A brief history of the Smith’s shopping center
Seller: RBX Development LLC, a Las Vegas-based corporation dissolved in December 2004, sold 7.35 acres on the northeast side and south side of Smith’s grocery store, between Pine Cone and Retail roads
Buyer: Dayton Delta LLC, owned by the Hone Co. of Minden
The cost: $1.5 million
Sale closed: Feb. 19, 2004
Seller: Dayton Delta sold the Highway 50 and Retail Road corner parcel. The parcel is a little under one acre.
Buyer: Bladow Nevada LLC of Encinitas, Calif.
The cost: $477,795.
Sale recorded: Dec. 27, 2004
Seller: Dayton Delta sold the .84-acre parcel on the corner of Highway 50 and Pine Cone Road
Buyer: Dayton Bell
The cost: $525,000
Sale recorded: Dec. 30, 2004
Seller: Dayton Delta sold the 1.6-acre parcel, south of Smith’s
Buyer: SlotWorld’s Daytona Casino
The cost: $557,616
Sale recorded: May 13
The $1.8 million casino will be completed in December pending gaming license approval.
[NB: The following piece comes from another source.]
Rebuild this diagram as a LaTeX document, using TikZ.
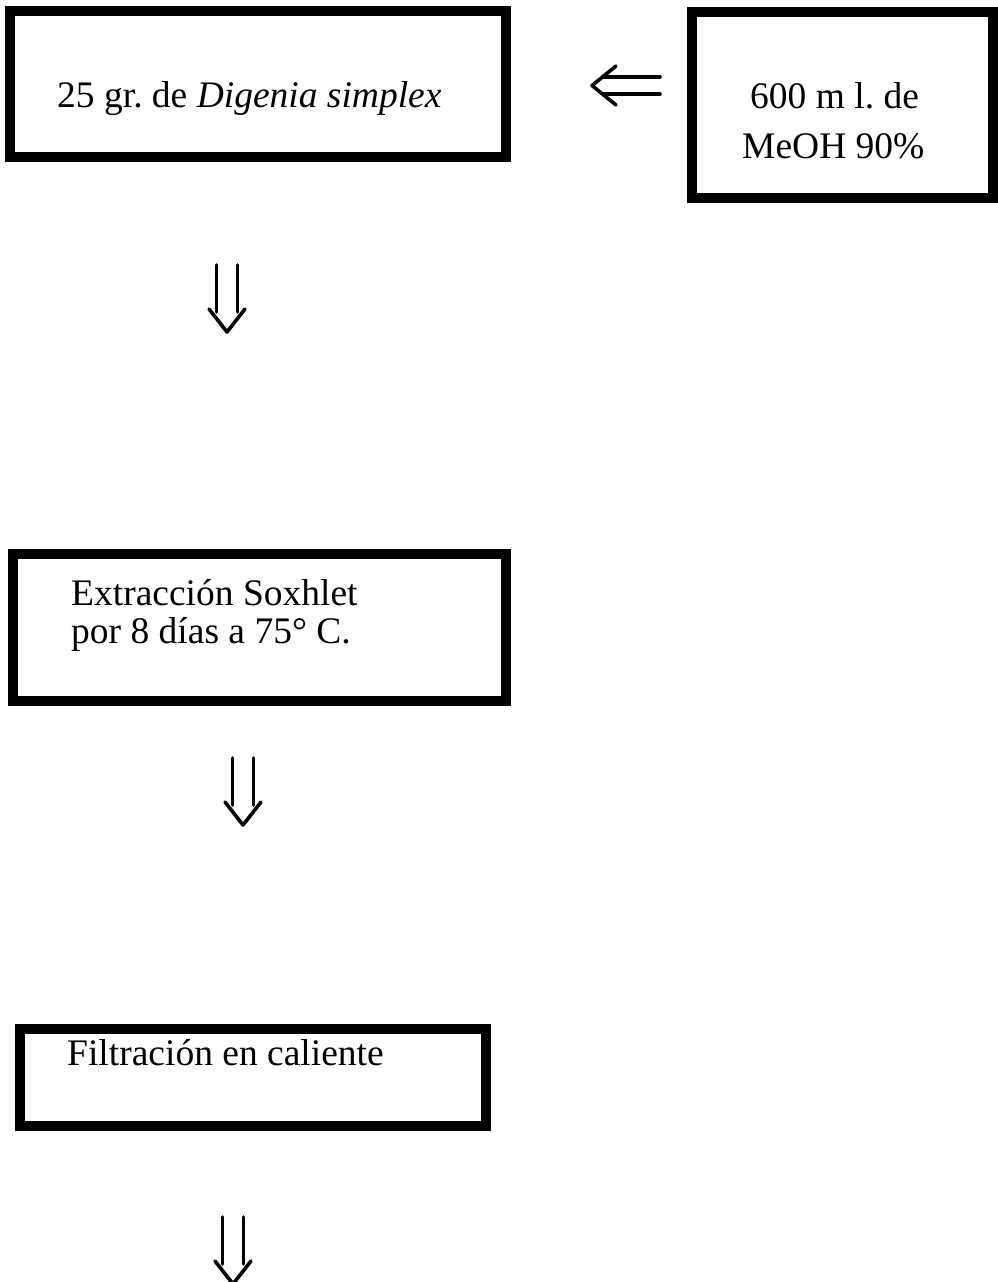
\documentclass[tikz,border=0pt]{standalone}
\usepackage{fontspec}
\setmainfont{Liberation Serif}
\frenchspacing
\begin{document}
\begin{tikzpicture}[x=1pt,y=-1pt,
  box/.style={draw, line width=9.5pt, inner sep=0pt},
  lbl/.style={font=\fontsize{37.5}{40}\selectfont, inner sep=0pt, anchor=base west},
  shaft/.style={line width=3.6pt, line cap=round, line join=round},
  dnarrow/.pic={
    \draw[shaft] (-10.5,-67) -- (-10.5,-20);
    \draw[shaft] (10.5,-67) -- (10.5,-20);
    \draw[shaft] (-18,-23) -- (0,0) -- (18,-23);
  }]
\useasboundingbox (0,0) rectangle (997,1282);
% boxes
\node[box, minimum width=496pt, minimum height=146pt] (b1) at (258,84) {};
\node[box, minimum width=301pt, minimum height=186pt] (b2) at (842.5,105) {};
\node[box, minimum width=493pt, minimum height=147pt] (b3) at (259.5,627.5) {};
\node[box, minimum width=466pt, minimum height=97pt] (b4) at (253,1077.5) {};
% texts
\node[lbl] (t1) at (57,107) {25 gr. de \textit{Digenia simplex}};
\node[lbl] (t2a) at (750,108) {600 m l. de};
\node[lbl] (t2b) at (742,158) {MeOH 90\%};
\node[lbl] (t3a) at (71,605) {Extracción Soxhlet};
\node[lbl] (t3b) at (71,643) {por 8 días a 75° C.};
\node[lbl] (t4) at (67,1065) {Filtración en caliente};
% left arrow
\coordinate (la) at (592,85.5);
\coordinate (lt) at (660,77);
\coordinate (lb) at (660,94);
\draw[shaft] (lt) -- (603,77);
\draw[shaft] (lb) -- (603,94);
\draw[shaft] (616,66) -- (la) -- (616,105);
% down arrows
\pic (d1) at (227,332) {dnarrow};
\pic (d2) at (243,825) {dnarrow};
\pic (d3) at (233,1284) {dnarrow};
\end{tikzpicture}
\end{document}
The casino will open in December or January after the license is obtained, General Manager Kevin Hogan said.
Dayton Delta retained 1.8 acres directly south of Smith’s for development. Without improvements, that land is assessed at $92,420. Construction of the retail spaces should be completed in December. Tenants include: Dollar Tree, Great Clips, Starbucks and Farmer’s Insurance.
The development company also retained 1.4 acres northeast of the grocery store, along Retail Road, for development. Its net assessed value is $360,000, with improvements. This development includes Jack in the Box and Taco Bell. Both developments add more than 25,000 square feet of retail space to Dayton.